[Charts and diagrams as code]

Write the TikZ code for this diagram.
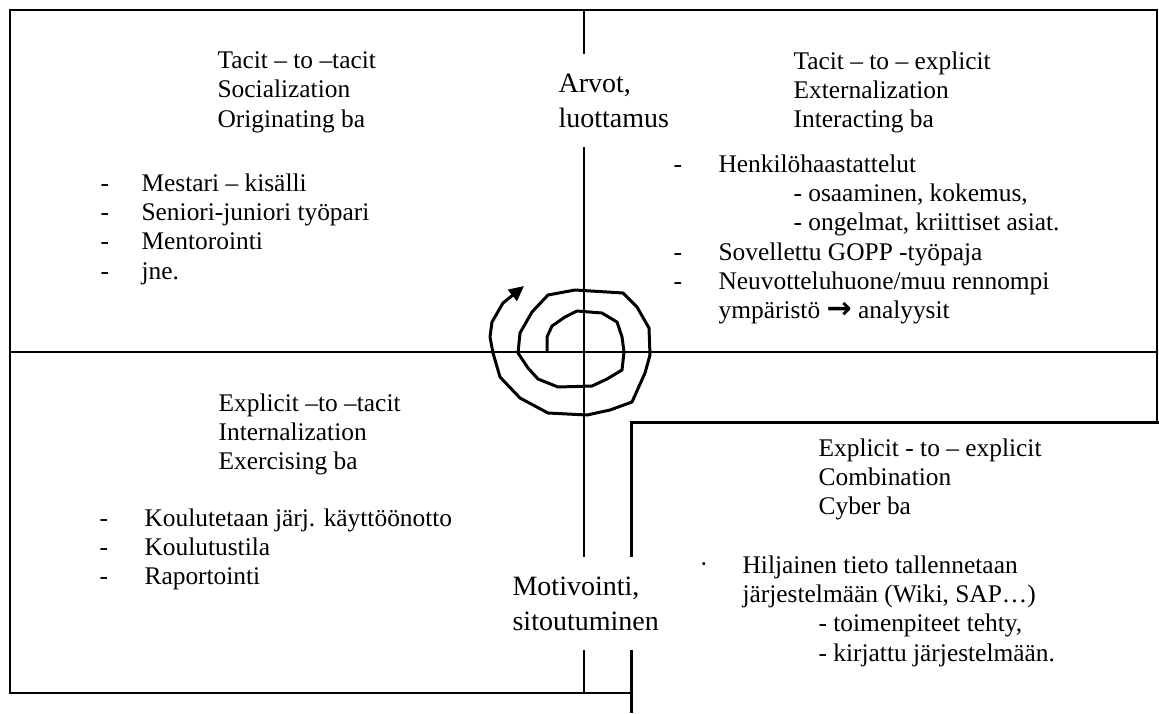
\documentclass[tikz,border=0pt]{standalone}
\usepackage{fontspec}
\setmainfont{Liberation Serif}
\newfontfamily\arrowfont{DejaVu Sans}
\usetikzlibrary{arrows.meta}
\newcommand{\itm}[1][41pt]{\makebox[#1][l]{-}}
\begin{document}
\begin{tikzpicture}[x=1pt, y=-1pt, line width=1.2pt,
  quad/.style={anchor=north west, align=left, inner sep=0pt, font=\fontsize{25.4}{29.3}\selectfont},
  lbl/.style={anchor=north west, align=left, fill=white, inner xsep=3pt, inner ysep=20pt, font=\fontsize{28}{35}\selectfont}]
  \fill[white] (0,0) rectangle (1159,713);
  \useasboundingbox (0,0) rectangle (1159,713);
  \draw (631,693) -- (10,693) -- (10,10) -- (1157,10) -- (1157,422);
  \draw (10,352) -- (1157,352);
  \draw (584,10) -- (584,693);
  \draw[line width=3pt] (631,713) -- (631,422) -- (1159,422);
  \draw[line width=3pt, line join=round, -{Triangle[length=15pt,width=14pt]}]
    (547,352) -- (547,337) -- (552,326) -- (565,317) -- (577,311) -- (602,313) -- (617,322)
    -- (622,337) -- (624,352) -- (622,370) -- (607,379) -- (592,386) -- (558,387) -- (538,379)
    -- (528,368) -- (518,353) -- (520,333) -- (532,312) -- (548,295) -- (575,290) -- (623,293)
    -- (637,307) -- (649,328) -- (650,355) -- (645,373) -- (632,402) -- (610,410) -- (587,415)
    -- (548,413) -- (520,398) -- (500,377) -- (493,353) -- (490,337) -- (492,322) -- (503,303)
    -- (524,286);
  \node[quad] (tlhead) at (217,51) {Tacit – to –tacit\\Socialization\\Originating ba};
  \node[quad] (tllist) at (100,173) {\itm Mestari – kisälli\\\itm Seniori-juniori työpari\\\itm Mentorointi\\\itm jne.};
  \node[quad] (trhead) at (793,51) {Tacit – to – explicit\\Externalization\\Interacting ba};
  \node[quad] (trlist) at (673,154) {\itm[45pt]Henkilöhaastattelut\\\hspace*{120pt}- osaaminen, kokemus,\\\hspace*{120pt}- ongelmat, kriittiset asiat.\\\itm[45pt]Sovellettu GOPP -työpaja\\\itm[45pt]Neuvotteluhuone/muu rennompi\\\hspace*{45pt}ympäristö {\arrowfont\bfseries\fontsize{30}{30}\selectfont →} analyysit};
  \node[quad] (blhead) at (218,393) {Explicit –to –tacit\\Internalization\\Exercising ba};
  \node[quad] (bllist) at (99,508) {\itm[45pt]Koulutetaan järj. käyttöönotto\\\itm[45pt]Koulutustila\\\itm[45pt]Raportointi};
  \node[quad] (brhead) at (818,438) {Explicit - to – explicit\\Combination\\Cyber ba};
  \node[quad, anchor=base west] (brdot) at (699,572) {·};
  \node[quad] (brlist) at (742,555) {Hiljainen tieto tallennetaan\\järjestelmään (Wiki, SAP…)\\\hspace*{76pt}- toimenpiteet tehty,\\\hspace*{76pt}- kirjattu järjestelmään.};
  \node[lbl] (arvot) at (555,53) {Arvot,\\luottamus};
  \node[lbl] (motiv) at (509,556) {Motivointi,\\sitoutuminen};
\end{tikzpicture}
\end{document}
---
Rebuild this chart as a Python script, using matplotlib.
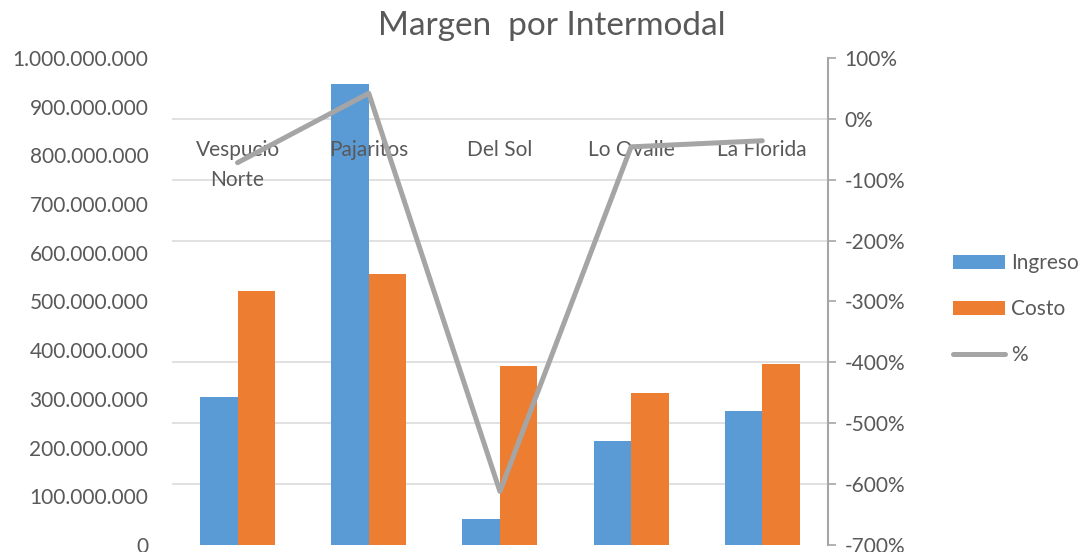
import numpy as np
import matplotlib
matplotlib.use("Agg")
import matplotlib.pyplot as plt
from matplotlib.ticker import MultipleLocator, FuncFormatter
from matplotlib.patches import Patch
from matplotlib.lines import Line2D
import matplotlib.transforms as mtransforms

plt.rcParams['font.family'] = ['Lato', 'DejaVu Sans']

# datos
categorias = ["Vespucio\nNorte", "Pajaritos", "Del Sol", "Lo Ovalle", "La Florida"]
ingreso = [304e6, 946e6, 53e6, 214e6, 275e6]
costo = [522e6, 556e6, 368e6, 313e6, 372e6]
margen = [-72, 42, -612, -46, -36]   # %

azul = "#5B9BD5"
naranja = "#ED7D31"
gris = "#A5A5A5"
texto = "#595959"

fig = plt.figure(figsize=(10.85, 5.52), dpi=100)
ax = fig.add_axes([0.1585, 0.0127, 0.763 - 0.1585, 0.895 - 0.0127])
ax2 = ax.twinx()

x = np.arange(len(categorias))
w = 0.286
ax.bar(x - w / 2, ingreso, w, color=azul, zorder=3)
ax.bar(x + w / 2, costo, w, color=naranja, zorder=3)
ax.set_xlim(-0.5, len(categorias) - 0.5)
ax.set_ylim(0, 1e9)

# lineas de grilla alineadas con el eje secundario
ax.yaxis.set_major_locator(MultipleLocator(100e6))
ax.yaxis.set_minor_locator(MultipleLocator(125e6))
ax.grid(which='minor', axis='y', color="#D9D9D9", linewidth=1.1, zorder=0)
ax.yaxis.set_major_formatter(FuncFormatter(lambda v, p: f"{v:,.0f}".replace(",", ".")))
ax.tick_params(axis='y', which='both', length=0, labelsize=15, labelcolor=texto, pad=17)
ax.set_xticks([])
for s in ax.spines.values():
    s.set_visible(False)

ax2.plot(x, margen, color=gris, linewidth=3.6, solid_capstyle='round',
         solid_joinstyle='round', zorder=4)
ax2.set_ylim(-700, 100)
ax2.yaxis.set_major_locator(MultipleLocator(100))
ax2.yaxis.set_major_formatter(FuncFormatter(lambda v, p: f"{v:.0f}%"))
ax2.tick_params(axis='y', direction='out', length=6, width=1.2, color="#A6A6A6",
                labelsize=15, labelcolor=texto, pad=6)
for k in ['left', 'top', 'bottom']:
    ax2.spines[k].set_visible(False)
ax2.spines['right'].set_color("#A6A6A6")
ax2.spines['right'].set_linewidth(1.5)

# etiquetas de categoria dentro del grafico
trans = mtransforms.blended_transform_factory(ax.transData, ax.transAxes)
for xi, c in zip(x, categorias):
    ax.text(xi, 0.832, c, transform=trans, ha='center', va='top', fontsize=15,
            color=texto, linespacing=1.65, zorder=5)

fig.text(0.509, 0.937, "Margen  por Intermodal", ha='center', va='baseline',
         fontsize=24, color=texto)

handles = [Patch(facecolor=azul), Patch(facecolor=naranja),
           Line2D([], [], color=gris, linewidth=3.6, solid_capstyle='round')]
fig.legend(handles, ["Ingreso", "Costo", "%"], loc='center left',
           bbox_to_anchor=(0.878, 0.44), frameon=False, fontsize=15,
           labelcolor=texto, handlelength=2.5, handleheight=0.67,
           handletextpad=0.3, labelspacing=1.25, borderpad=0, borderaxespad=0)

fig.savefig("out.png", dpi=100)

Exercise aim: Keep to the lines above from the line with "Rebuild this chart" to the line with "ax2.spines['right'].set_linewidth(1.5)", and set down exactly those, inclusive, with nothing else and every picture left out.

Problem solution:
Rebuild this chart as a Python script, using matplotlib.
import numpy as np
import matplotlib
matplotlib.use("Agg")
import matplotlib.pyplot as plt
from matplotlib.ticker import MultipleLocator, FuncFormatter
from matplotlib.patches import Patch
from matplotlib.lines import Line2D
import matplotlib.transforms as mtransforms

plt.rcParams['font.family'] = ['Lato', 'DejaVu Sans']

# datos
categorias = ["Vespucio\nNorte", "Pajaritos", "Del Sol", "Lo Ovalle", "La Florida"]
ingreso = [304e6, 946e6, 53e6, 214e6, 275e6]
costo = [522e6, 556e6, 368e6, 313e6, 372e6]
margen = [-72, 42, -612, -46, -36]   # %

azul = "#5B9BD5"
naranja = "#ED7D31"
gris = "#A5A5A5"
texto = "#595959"

fig = plt.figure(figsize=(10.85, 5.52), dpi=100)
ax = fig.add_axes([0.1585, 0.0127, 0.763 - 0.1585, 0.895 - 0.0127])
ax2 = ax.twinx()

x = np.arange(len(categorias))
w = 0.286
ax.bar(x - w / 2, ingreso, w, color=azul, zorder=3)
ax.bar(x + w / 2, costo, w, color=naranja, zorder=3)
ax.set_xlim(-0.5, len(categorias) - 0.5)
ax.set_ylim(0, 1e9)

# lineas de grilla alineadas con el eje secundario
ax.yaxis.set_major_locator(MultipleLocator(100e6))
ax.yaxis.set_minor_locator(MultipleLocator(125e6))
ax.grid(which='minor', axis='y', color="#D9D9D9", linewidth=1.1, zorder=0)
ax.yaxis.set_major_formatter(FuncFormatter(lambda v, p: f"{v:,.0f}".replace(",", ".")))
ax.tick_params(axis='y', which='both', length=0, labelsize=15, labelcolor=texto, pad=17)
ax.set_xticks([])
for s in ax.spines.values():
    s.set_visible(False)

ax2.plot(x, margen, color=gris, linewidth=3.6, solid_capstyle='round',
         solid_joinstyle='round', zorder=4)
ax2.set_ylim(-700, 100)
ax2.yaxis.set_major_locator(MultipleLocator(100))
ax2.yaxis.set_major_formatter(FuncFormatter(lambda v, p: f"{v:.0f}%"))
ax2.tick_params(axis='y', direction='out', length=6, width=1.2, color="#A6A6A6",
                labelsize=15, labelcolor=texto, pad=6)
for k in ['left', 'top', 'bottom']:
    ax2.spines[k].set_visible(False)
ax2.spines['right'].set_color("#A6A6A6")
ax2.spines['right'].set_linewidth(1.5)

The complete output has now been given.